Como se combate essa escalada de ações de terror? Atacando suas raízes. No caso da Palestina, com a retirada das tropas israelenses de ocupação e o reconhecimento do direito à existência do Estado palestino. Nenhum outro caminho pode levar à pacificação. No caso do Iraque, com a retirada das tropas de ocupação estadunidenses e de outros países e o reconhecimento do direito dos iraquianos de decidirem seu próprio destino.
Se uma vitória de Kerry não representa avançar nessa direção, um triunfo de Bush representa certamente avançar na direção oposta -a de consolidar as ocupações militares e de aumentar a repressão à resistência dos que lutam contra ela.
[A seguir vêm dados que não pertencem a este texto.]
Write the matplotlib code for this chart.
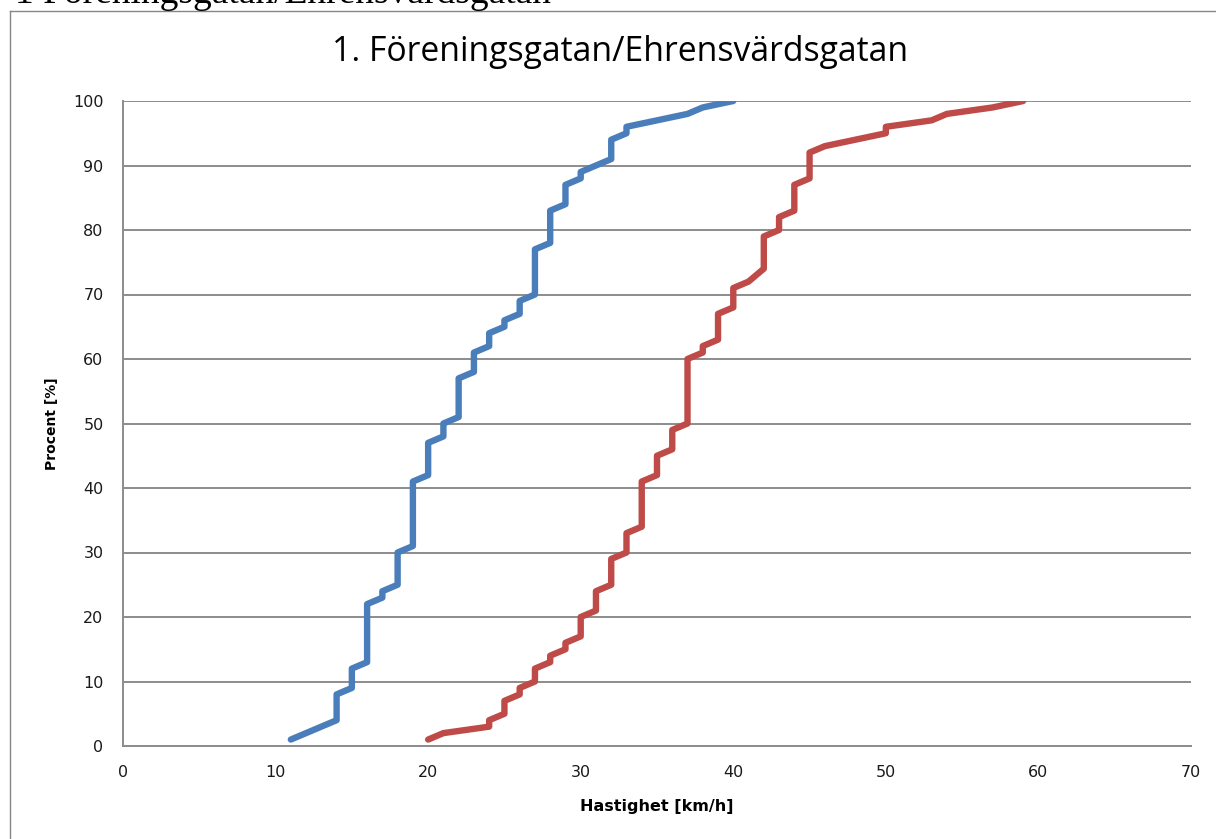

A derrota de Bush pode ser o primeiro caso de uma solução alternativa àquela imperante. A vitória de Bush representará o referendo à política agressiva que caracteriza o seu governo.
Mas a construção de uma nova ordem, mais justa, centrada na paz e na resolução negociada dos conflitos, está longe do que qualquer um dos dois que triunfe fará. Ela supõe o fortalecimento da ONU, com a sua democratização, mas também com a votação de resoluções que punam a invasão do Iraque, que façam valer a resolução da ONU pela criação de um Estado palestino. Supõe a quebra da hegemonia unipolar que o domínio imperial estadunidense impõe ao mundo, superando igualmente a polarização Bush/Bin Laden ou fundamentalismo estadunidense versus fundamentalismo islâmico e a formação dos instrumentos e dos espaços para a criação de um outro mundo possível -solidário, humanista, multipolar, diverso e fundado no resgate social do hemisfério Sul, a começar pela África.
Só assim pode-se garantir a paz e o fim da escalada de terror que assola o mundo e que tem nas políticas de Bush um multiplicador, e não um antídoto.


Emir Sader, 61, é professor de sociologia da USP e da Uerj, onde coordena o Laboratório de Políticas Públicas.